All lines from the beginning of the listing through the line with "2, 3, 1, 0, 1, 2, 3, 2, 3, 2, 1, 1]" are to be copied word for word; the pictures are not.

Information provided ::
———

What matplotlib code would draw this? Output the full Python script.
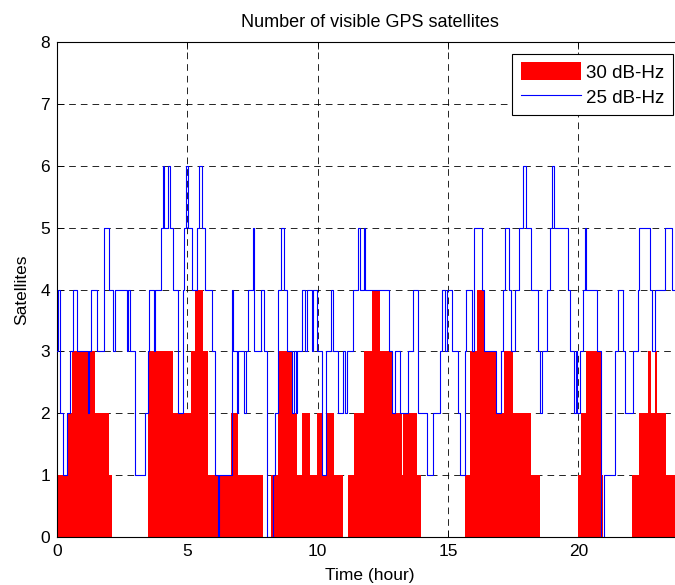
import matplotlib
matplotlib.use("Agg")
import matplotlib.pyplot as plt
from matplotlib.patches import Patch
from matplotlib.lines import Line2D

plt.rcParams['font.family'] = ['Liberation Sans', 'DejaVu Sans']

# 30 dB-Hz (red area) change points: time (hour) and satellites
red_t = [0, 0.375, 0.566, 1.46, 2.01, 2.10, 3.50, 4.46, 5.14, 5.29, 5.59, 5.80,
         6.19, 6.25, 6.67, 6.93, 7.92, 8.23, 8.49, 9.00, 9.19, 9.39, 9.70, 9.96,
         10.15, 10.34, 10.62, 10.98, 11.17, 11.39, 11.77, 12.07, 12.39, 12.84, 13.22, 13.26,
         13.83, 13.96, 15.65, 15.84, 16.10, 16.38, 16.84, 17.14, 17.48, 18.20, 18.52, 19.99,
         20.12, 20.29, 20.85, 20.95, 22.04, 22.33, 22.68, 22.77, 22.93, 23.00, 23.35, 24.0]
red_v = [1, 2, 3, 2, 1, 0, 3, 2, 3, 4, 3, 1,
         0, 1, 2, 1, 0, 1, 3, 2, 1, 2, 1, 2,
         1, 2, 1, 0, 1, 2, 3, 4, 3, 2, 1, 2,
         1, 0, 1, 3, 4, 3, 2, 3, 2, 1, 0, 1,
         2, 3, 1, 0, 1, 2, 3, 2, 3, 2, 1, 1]

# 25 dB-Hz (blue line) change points
blue_t = [0, 0.05, 0.12, 0.22, 0.375, 0.50, 0.60, 0.76, 1.20, 1.25, 1.29, 1.52,
          1.81, 1.98, 2.16, 2.22, 2.68, 2.72, 2.80, 2.99, 3.38, 3.50, 3.55, 3.72,
          3.76, 3.99, 4.07, 4.12, 4.27, 4.35, 4.46, 4.63, 4.85, 4.88, 4.97, 5.04,
          5.17, 5.36, 5.46, 5.55, 5.68, 5.96, 6.06, 6.16, 6.23, 6.70, 6.76, 6.89,
          6.95, 7.18, 7.27, 7.34, 7.53, 7.57, 7.82, 7.94, 8.07, 8.27, 8.36, 8.49,
          8.58, 8.71, 8.84, 9.00, 9.09, 9.17, 9.22, 9.39, 9.51, 9.58, 9.77, 9.83,
          9.96, 10.15, 10.34, 10.53, 10.60, 10.79, 10.98, 11.05, 11.11, 11.37, 11.56, 11.62,
          11.79, 11.83, 12.73, 12.86, 12.96, 13.15, 13.47, 13.67, 13.86, 14.18, 14.43, 14.69,
          14.78, 14.88, 14.98, 15.16, 15.39, 15.45, 15.65, 15.71, 15.93, 16.00, 16.29, 16.38,
          16.84, 17.02, 17.12, 17.18, 17.35, 17.40, 17.57, 17.73, 17.88, 18.01, 18.20, 18.46,
          18.52, 18.62, 18.78, 18.93, 19.00, 19.07, 19.61, 19.67, 19.83, 19.91, 19.95, 20.06,
          20.16, 20.24, 20.31, 20.70, 20.85, 20.88, 21.00, 21.40, 21.54, 21.72, 21.78, 22.10,
          22.29, 22.33, 22.75, 22.83, 22.95, 23.32, 23.58, 24.0]
blue_v = [3, 4, 2, 1, 2, 3, 4, 3, 2, 3, 4, 3,
          5, 4, 3, 4, 3, 4, 3, 1, 2, 3, 4, 3,
          4, 5, 6, 5, 6, 5, 4, 2, 4, 5, 6, 5,
          4, 5, 6, 5, 4, 3, 1, 0, 1, 4, 3, 2,
          3, 2, 3, 4, 5, 3, 4, 3, 0, 1, 2, 4,
          5, 4, 3, 2, 3, 2, 3, 4, 3, 4, 3, 4,
          3, 1, 3, 4, 3, 2, 3, 2, 3, 4, 5, 4,
          5, 4, 3, 2, 3, 2, 3, 4, 2, 1, 2, 3,
          4, 3, 4, 3, 2, 1, 3, 4, 3, 5, 4, 3,
          2, 3, 4, 5, 4, 3, 4, 5, 6, 5, 4, 3,
          2, 3, 4, 5, 6, 5, 4, 3, 2, 3, 2, 3,
          4, 5, 4, 3, 2, 0, 1, 3, 4, 3, 2, 3,
          4, 5, 4, 3, 4, 5, 4, 4]

x_ticks = [0, 5, 10, 15, 20]
y_ticks = [0, 1, 2, 3, 4, 5, 6, 7, 8]

fig = plt.figure(figsize=(6.75, 5.85), dpi=100)
ax = fig.add_axes([0.0843, 0.0826, 0.927, 0.8448])

ax.fill_between(red_t, red_v, step='post', color='#ff0000', linewidth=0, zorder=2)
ax.step(blue_t, blue_v, where='post', color='#0000ff', linewidth=0.8, zorder=3)

ax.set_xlim(0, 24)
ax.set_ylim(0, 8)
ax.set_xticks(x_ticks)
ax.set_yticks(y_ticks)
ax.set_axisbelow(True)
ax.grid(True, color='black', linestyle=(0, (8, 6)), linewidth=0.6)
ax.tick_params(direction='in', length=5, width=0.6, top=True, right=True,
               labelsize=12.5, colors='black', pad=5)
for s in ax.spines.values():
    s.set_linewidth(0.8)
    s.set_color('black')

ax.set_title('Number of visible GPS satellites', fontsize=13, pad=11)
ax.set_xlabel('Time (hour)', fontsize=12.5, labelpad=7)
ax.set_ylabel('Satellites', fontsize=12.5, labelpad=8)

handles = [Patch(facecolor='#ff0000', edgecolor='none', label='30 dB-Hz'),
           Line2D([], [], color='#0000ff', linewidth=0.8, label='25 dB-Hz')]
leg = ax.legend(handles=handles, loc='upper right',
                bbox_to_anchor=(673 / 675, 1 - 54 / 585), bbox_transform=fig.transFigure,
                borderaxespad=0, fancybox=False, framealpha=1, edgecolor='black',
                fontsize=13.5, handlelength=3.2, handleheight=1.1, handletextpad=0.3,
                borderpad=0.45, labelspacing=0.3)
leg.get_frame().set_linewidth(0.8)

fig.savefig('out.png', dpi=100)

———

Complete response ::
What matplotlib code would draw this? Output the full Python script.
import matplotlib
matplotlib.use("Agg")
import matplotlib.pyplot as plt
from matplotlib.patches import Patch
from matplotlib.lines import Line2D

plt.rcParams['font.family'] = ['Liberation Sans', 'DejaVu Sans']

# 30 dB-Hz (red area) change points: time (hour) and satellites
red_t = [0, 0.375, 0.566, 1.46, 2.01, 2.10, 3.50, 4.46, 5.14, 5.29, 5.59, 5.80,
         6.19, 6.25, 6.67, 6.93, 7.92, 8.23, 8.49, 9.00, 9.19, 9.39, 9.70, 9.96,
         10.15, 10.34, 10.62, 10.98, 11.17, 11.39, 11.77, 12.07, 12.39, 12.84, 13.22, 13.26,
         13.83, 13.96, 15.65, 15.84, 16.10, 16.38, 16.84, 17.14, 17.48, 18.20, 18.52, 19.99,
         20.12, 20.29, 20.85, 20.95, 22.04, 22.33, 22.68, 22.77, 22.93, 23.00, 23.35, 24.0]
red_v = [1, 2, 3, 2, 1, 0, 3, 2, 3, 4, 3, 1,
         0, 1, 2, 1, 0, 1, 3, 2, 1, 2, 1, 2,
         1, 2, 1, 0, 1, 2, 3, 4, 3, 2, 1, 2,
         1, 0, 1, 3, 4, 3, 2, 3, 2, 1, 0, 1,
         2, 3, 1, 0, 1, 2, 3, 2, 3, 2, 1, 1]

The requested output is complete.